-- TASK TO CARRY OUT --
Quote the listing in full, exactly as given, minus any pictures.

+===+

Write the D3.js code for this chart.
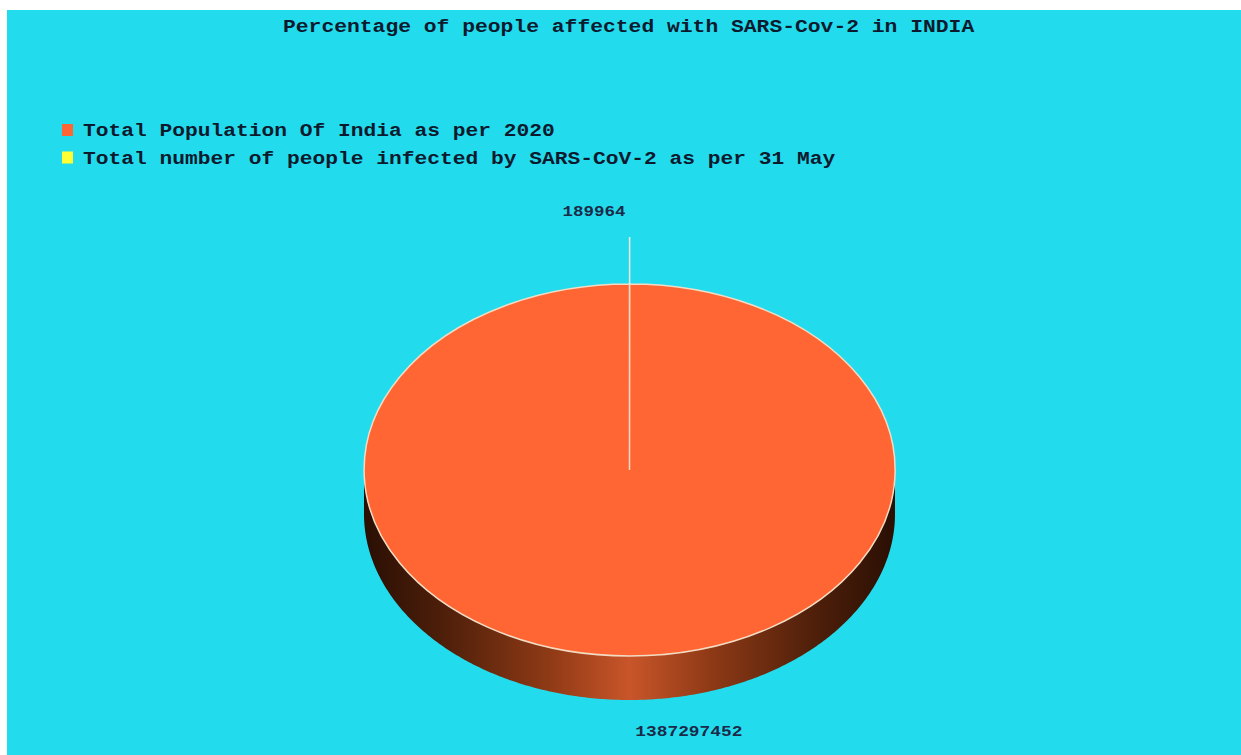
<!DOCTYPE html>
<html>
<head>
<meta charset="utf-8">
<script src="https://cdn.jsdelivr.net/npm/d3@7"></script>
<style>
  html, body { margin: 0; padding: 0; background: #ffffff; }
  svg { display: block; }
</style>
</head>
<body>
<svg id="chart" width="1241" height="755"></svg>
<script>
const title = "Percentage of people affected with SARS-Cov-2 in INDIA";
const categories = [
  "Total number of people infected by SARS-CoV-2 as per 31 May",
  "Total Population Of India as per 2020"
];
const values = [189964, 1387297452];
const colors = ["#ffff33", "#ff6633"];
const legendOrder = [1, 0];

const W = 1241, H = 755;
const svg = d3.select("#chart");

// background panel
svg.append("rect").attr("x", 7).attr("y", 10).attr("width", W - 7).attr("height", H - 10).attr("fill", "#22dcee");

const charW = 12.75;
const fontMain = "'Liberation Mono', 'DejaVu Sans Mono', monospace";

svg.append("text")
  .attr("x", 283).attr("y", 32)
  .attr("font-family", fontMain).attr("font-weight", "bold").attr("font-size", 19)
  .attr("fill", "#0d1a2e")
  .attr("textLength", title.length * 12.8).attr("lengthAdjust", "spacingAndGlyphs")
  .text(title);

// legend
const leg = svg.append("g");
legendOrder.forEach((idx, i) => {
  const y = 124 + i * 27.5;
  leg.append("rect").attr("x", 62).attr("y", y).attr("width", 11).attr("height", 12).attr("fill", colors[idx]);
  leg.append("text")
    .attr("x", 83).attr("y", y + 12)
    .attr("font-family", fontMain).attr("font-weight", "bold").attr("font-size", 19)
    .attr("fill", "#0d1a2e")
    .attr("textLength", categories[idx].length * charW).attr("lengthAdjust", "spacingAndGlyphs")
    .text(categories[idx]);
});

// 3D pie
const cx = 629.5, cy = 470, rx = 265.5, ry = 186, depth = 44;
const pie = d3.pie().sort(null).value(d => d);
const arcs = pie(values);

const defs = svg.append("defs");
const grad = defs.append("linearGradient").attr("id", "sideGrad")
  .attr("gradientUnits", "userSpaceOnUse")
  .attr("x1", cx - rx).attr("x2", cx + rx).attr("y1", 0).attr("y2", 0);
[[0, "#2a0f04"], [0.15, "#4e1f0a"], [0.35, "#8f3a16"], [0.5, "#c9552a"], [0.65, "#8f3a16"], [0.85, "#4e1f0a"], [1, "#2a0f04"]]
  .forEach(([o, c]) => grad.append("stop").attr("offset", o).attr("stop-color", c));

const px = a => cx + rx * Math.sin(a);
const py = a => cy - ry * Math.cos(a);

// sides (only front half visible: angles between PI/2 and 3PI/2)
arcs.forEach((a, i) => {
  const s = Math.max(a.startAngle, Math.PI / 2);
  const e = Math.min(a.endAngle, 3 * Math.PI / 2);
  if (e <= s) return;
  const angles = d3.range(s, e, 0.01).concat([e]);
  const top = angles.map(t => [px(t), py(t)]);
  const bottom = angles.slice().reverse().map(t => [px(t), py(t) + depth]);
  svg.append("path")
    .attr("d", d3.line()(top.concat(bottom)) + "Z")
    .attr("fill", i === 1 ? "url(#sideGrad)" : "#8a8a20");
});

// top face
const topG = svg.append("g").attr("transform", `translate(${cx},${cy}) scale(1,${ry / rx})`);
const arcGen = d3.arc().innerRadius(0).outerRadius(rx);
topG.selectAll("path").data(arcs).join("path")
  .attr("d", arcGen)
  .attr("fill", (d, i) => colors[i])
  .attr("stroke", "#f3dcc4")
  .attr("stroke-width", 1.5)
  .attr("vector-effect", "non-scaling-stroke");

// leader line for the tiny slice and labels
const small = arcs[0];
const midSmall = (small.startAngle + small.endAngle) / 2;
svg.append("line")
  .attr("x1", px(midSmall)).attr("y1", py(midSmall))
  .attr("x2", px(midSmall)).attr("y2", 237)
  .attr("stroke", "#f3efe0").attr("stroke-width", 1.5);

const labelFont = "'Liberation Mono', 'DejaVu Sans Mono', monospace";
svg.append("text")
  .attr("x", px(midSmall) - 4).attr("y", 216)
  .attr("text-anchor", "end")
  .attr("font-family", labelFont).attr("font-weight", "bold").attr("font-size", 14)
  .attr("fill", "#1b2a48")
  .attr("textLength", String(values[0]).length * 10.5).attr("lengthAdjust", "spacingAndGlyphs")
  .text(values[0]);

const big = arcs[1];
const midBig = (big.startAngle + big.endAngle) / 2;
svg.append("text")
  .attr("x", px(midBig) + 6).attr("y", py(midBig) + depth + 36)
  .attr("font-family", labelFont).attr("font-weight", "bold").attr("font-size", 14)
  .attr("fill", "#1b2a48")
  .attr("textLength", String(values[1]).length * 10.7).attr("lengthAdjust", "spacingAndGlyphs")
  .text(values[1]);
</script>
</body>
</html>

+===+

-- THE ANSWER --
Write the D3.js code for this chart.
<!DOCTYPE html>
<html>
<head>
<meta charset="utf-8">
<script src="https://cdn.jsdelivr.net/npm/d3@7"></script>
<style>
  html, body { margin: 0; padding: 0; background: #ffffff; }
  svg { display: block; }
</style>
</head>
<body>
<svg id="chart" width="1241" height="755"></svg>
<script>
const title = "Percentage of people affected with SARS-Cov-2 in INDIA";
const categories = [
  "Total number of people infected by SARS-CoV-2 as per 31 May",
  "Total Population Of India as per 2020"
];
const values = [189964, 1387297452];
const colors = ["#ffff33", "#ff6633"];
const legendOrder = [1, 0];

const W = 1241, H = 755;
const svg = d3.select("#chart");

// background panel
svg.append("rect").attr("x", 7).attr("y", 10).attr("width", W - 7).attr("height", H - 10).attr("fill", "#22dcee");

const charW = 12.75;
const fontMain = "'Liberation Mono', 'DejaVu Sans Mono', monospace";

svg.append("text")
  .attr("x", 283).attr("y", 32)
  .attr("font-family", fontMain).attr("font-weight", "bold").attr("font-size", 19)
  .attr("fill", "#0d1a2e")
  .attr("textLength", title.length * 12.8).attr("lengthAdjust", "spacingAndGlyphs")
  .text(title);

// legend
const leg = svg.append("g");
legendOrder.forEach((idx, i) => {
  const y = 124 + i * 27.5;
  leg.append("rect").attr("x", 62).attr("y", y).attr("width", 11).attr("height", 12).attr("fill", colors[idx]);
  leg.append("text")
    .attr("x", 83).attr("y", y + 12)
    .attr("font-family", fontMain).attr("font-weight", "bold").attr("font-size", 19)
    .attr("fill", "#0d1a2e")
    .attr("textLength", categories[idx].length * charW).attr("lengthAdjust", "spacingAndGlyphs")
    .text(categories[idx]);
});

// 3D pie
const cx = 629.5, cy = 470, rx = 265.5, ry = 186, depth = 44;
const pie = d3.pie().sort(null).value(d => d);
const arcs = pie(values);

const defs = svg.append("defs");
const grad = defs.append("linearGradient").attr("id", "sideGrad")
  .attr("gradientUnits", "userSpaceOnUse")
  .attr("x1", cx - rx).attr("x2", cx + rx).attr("y1", 0).attr("y2", 0);
[[0, "#2a0f04"], [0.15, "#4e1f0a"], [0.35, "#8f3a16"], [0.5, "#c9552a"], [0.65, "#8f3a16"], [0.85, "#4e1f0a"], [1, "#2a0f04"]]
  .forEach(([o, c]) => grad.append("stop").attr("offset", o).attr("stop-color", c));

const px = a => cx + rx * Math.sin(a);
const py = a => cy - ry * Math.cos(a);

// sides (only front half visible: angles between PI/2 and 3PI/2)
arcs.forEach((a, i) => {
  const s = Math.max(a.startAngle, Math.PI / 2);
  const e = Math.min(a.endAngle, 3 * Math.PI / 2);
  if (e <= s) return;
  const angles = d3.range(s, e, 0.01).concat([e]);
  const top = angles.map(t => [px(t), py(t)]);
  const bottom = angles.slice().reverse().map(t => [px(t), py(t) + depth]);
  svg.append("path")
    .attr("d", d3.line()(top.concat(bottom)) + "Z")
    .attr("fill", i === 1 ? "url(#sideGrad)" : "#8a8a20");
});

// top face
const topG = svg.append("g").attr("transform", `translate(${cx},${cy}) scale(1,${ry / rx})`);
const arcGen = d3.arc().innerRadius(0).outerRadius(rx);
topG.selectAll("path").data(arcs).join("path")
  .attr("d", arcGen)
  .attr("fill", (d, i) => colors[i])
  .attr("stroke", "#f3dcc4")
  .attr("stroke-width", 1.5)
  .attr("vector-effect", "non-scaling-stroke");

// leader line for the tiny slice and labels
const small = arcs[0];
const midSmall = (small.startAngle + small.endAngle) / 2;
svg.append("line")
  .attr("x1", px(midSmall)).attr("y1", py(midSmall))
  .attr("x2", px(midSmall)).attr("y2", 237)
  .attr("stroke", "#f3efe0").attr("stroke-width", 1.5);

const labelFont = "'Liberation Mono', 'DejaVu Sans Mono', monospace";
svg.append("text")
  .attr("x", px(midSmall) - 4).attr("y", 216)
  .attr("text-anchor", "end")
  .attr("font-family", labelFont).attr("font-weight", "bold").attr("font-size", 14)
  .attr("fill", "#1b2a48")
  .attr("textLength", String(values[0]).length * 10.5).attr("lengthAdjust", "spacingAndGlyphs")
  .text(values[0]);

const big = arcs[1];
const midBig = (big.startAngle + big.endAngle) / 2;
svg.append("text")
  .attr("x", px(midBig) + 6).attr("y", py(midBig) + depth + 36)
  .attr("font-family", labelFont).attr("font-weight", "bold").attr("font-size", 14)
  .attr("fill", "#1b2a48")
  .attr("textLength", String(values[1]).length * 10.7).attr("lengthAdjust", "spacingAndGlyphs")
  .text(values[1]);
</script>
</body>
</html>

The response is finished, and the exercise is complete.